* [Requirements]: Return the material exactly as supplied, apart from the pictures, which are omitted.

◇ ◇ ◇ ◇

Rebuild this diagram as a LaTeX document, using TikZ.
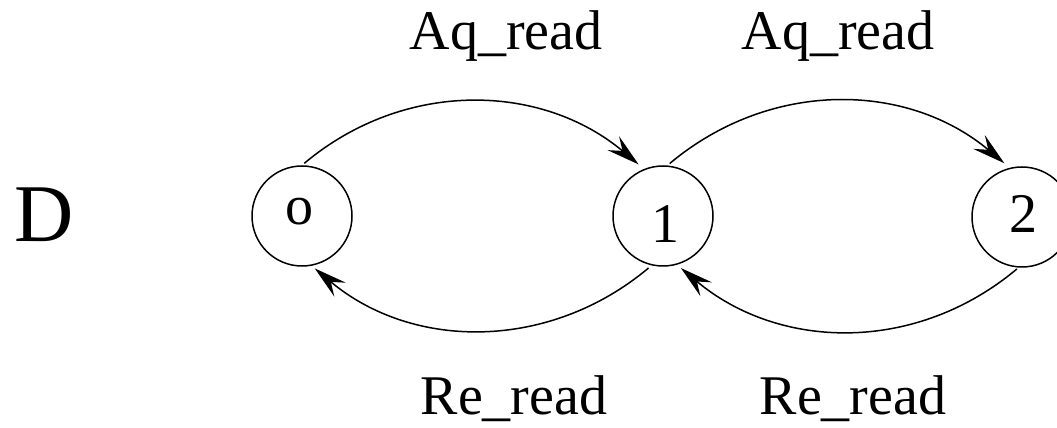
\documentclass[tikz,border=0pt]{standalone}
\usepackage{fontspec}
\setmainfont{Liberation Serif}
\usetikzlibrary{arrows.meta}

\begin{document}
\begin{tikzpicture}[x=1pt,y=1pt,line width=1.5pt,
    state/.style={draw,circle,minimum size=100pt,inner sep=0pt},
    lbl/.style={font=\fontsize{56}{60}\selectfont,inner sep=0pt,anchor=base},
    trans/.style={-{Stealth[length=33pt,width=18pt,inset=12pt]}}]
        \useasboundingbox (0,0) rectangle (1057,428);
        % states, the last one runs off the right edge
        \node[state] (s0) at (302,212) {};
        \node[state] (s1) at (663,212) {};
        \node[state] (s2) at (1022,211) {};
        % names inside the circles, each at its own height
        \node[lbl] (n0) at (299,203) {o};
        \node[lbl] (n1) at (665,185) {1};
        \node[lbl] (n2) at (1023,195) {2};
        \node[lbl,font=\fontsize{82}{86}\selectfont] (dname) at (44,186) {D};
        % upper arcs: left to right
        \draw[trans,shorten <=3pt,shorten >=7pt] (s0.90) to[out=40,in=140] (s1.112);
        \draw[trans,shorten <=3pt,shorten >=7pt] (s1.85) to[out=40,in=140] (s2.104);
        % lower arcs: right to left
        \draw[trans,shorten <=4pt,shorten >=4pt] (s1.257) to[out=220,in=320] (s0.281);
        \draw[trans,shorten <=2pt,shorten >=5pt] (s2.266) to[out=220,in=320] (s1.286);
        % arc labels
        \node[lbl] (aq01) at (506,378) {Aq\_read};
        \node[lbl] (aq12) at (838,378) {Aq\_read};
        \node[lbl] (re10) at (514,13) {Re\_read};
        \node[lbl] (re21) at (853,13) {Re\_read};
      \end{tikzpicture}
\end{document}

◇ ◇ ◇ ◇

* [Solution]:
Rebuild this diagram as a LaTeX document, using TikZ.
\documentclass[tikz,border=0pt]{standalone}
\usepackage{fontspec}
\setmainfont{Liberation Serif}
\usetikzlibrary{arrows.meta}

\begin{document}
\begin{tikzpicture}[x=1pt,y=1pt,line width=1.5pt,
    state/.style={draw,circle,minimum size=100pt,inner sep=0pt},
    lbl/.style={font=\fontsize{56}{60}\selectfont,inner sep=0pt,anchor=base},
    trans/.style={-{Stealth[length=33pt,width=18pt,inset=12pt]}}]
        \useasboundingbox (0,0) rectangle (1057,428);
        % states, the last one runs off the right edge
        \node[state] (s0) at (302,212) {};
        \node[state] (s1) at (663,212) {};
        \node[state] (s2) at (1022,211) {};
        % names inside the circles, each at its own height
        \node[lbl] (n0) at (299,203) {o};
        \node[lbl] (n1) at (665,185) {1};
        \node[lbl] (n2) at (1023,195) {2};
        \node[lbl,font=\fontsize{82}{86}\selectfont] (dname) at (44,186) {D};
        % upper arcs: left to right
        \draw[trans,shorten <=3pt,shorten >=7pt] (s0.90) to[out=40,in=140] (s1.112);
        \draw[trans,shorten <=3pt,shorten >=7pt] (s1.85) to[out=40,in=140] (s2.104);
        % lower arcs: right to left
        \draw[trans,shorten <=4pt,shorten >=4pt] (s1.257) to[out=220,in=320] (s0.281);
        \draw[trans,shorten <=2pt,shorten >=5pt] (s2.266) to[out=220,in=320] (s1.286);
        % arc labels
        \node[lbl] (aq01) at (506,378) {Aq\_read};
        \node[lbl] (aq12) at (838,378) {Aq\_read};
        \node[lbl] (re10) at (514,13) {Re\_read};
        \node[lbl] (re21) at (853,13) {Re\_read};
      \end{tikzpicture}
\end{document}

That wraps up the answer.